Article ID: | iaor20164230 |
Volume: | 41 |
Issue: | 4 |
Start Page Number: | 1222 |
End Page Number: | 1247 |
Publication Date: | Nov 2016 |
Journal: | Mathematics of Operations Research |
Authors: | Adelman Daniel, Mancini Angelo J |
Keywords: | programming: markov decision, optimization, heuristics |
Quasi‐open‐loop policies consist of sequences of Markovian decision rules that are insensitive to one component of the state space. Given a semi‐Markov decision process (SMDP), we distinguish between exogenous and endogenous state components as follows: (i) the decision‐maker’s actions do not impact the evolution of an exogenous state component, and (ii) between consecutive decision epochs, the exogenous and endogenous state components are conditionally independent given the decision‐maker’s latest action. For simplicity, we consider an SMDP with one exogenous and one endogenous state component. When transition times between epochs are conditionally independent of the exogenous state given the most recent action, and the exogenous component is a multiplicative compound Poisson process, we provide an almost‐everywhere condition on the reward function sufficient for the optimality of a quasi‐open‐loop policy.
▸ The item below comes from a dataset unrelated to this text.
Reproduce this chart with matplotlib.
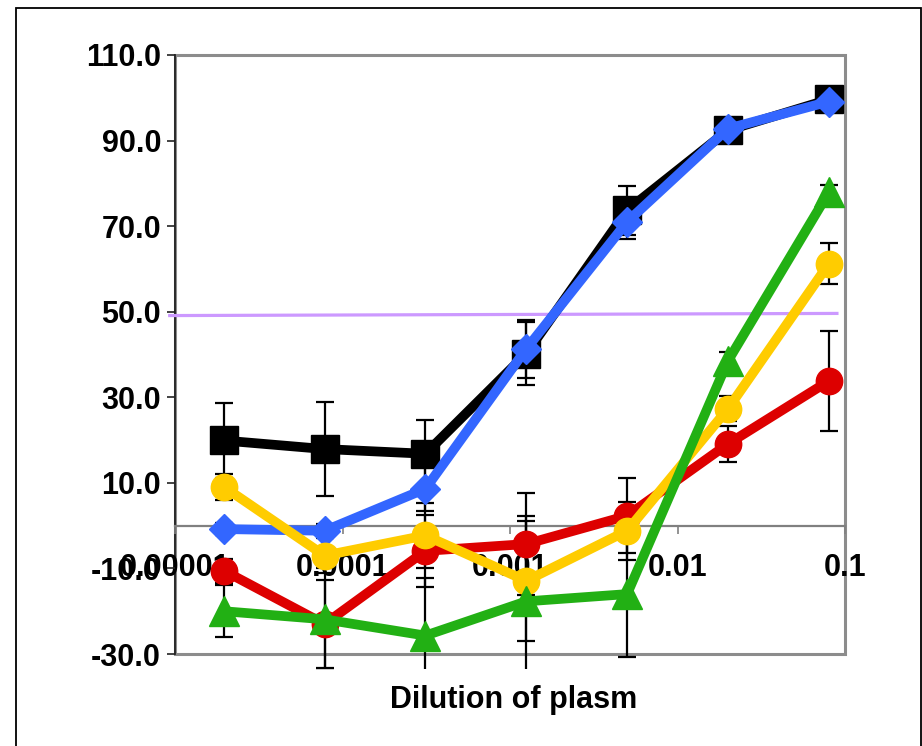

After adjusting the discount factor to account for the statistical properties of the exogenous state process, obtaining this policy amounts to solving a reduced SMDP in which the exogenous state is static. Depending on the relationship between the structure of the exogenous state process and the shape of the reward function, we can replace the almost‐everywhere condition with one that applies only in expectation. Quasi‐open‐loop optimality holds even if the times between decision epochs depend on the Poisson process underlying the exogenous state component, and/or the Poisson process is replaced with a generic counting process.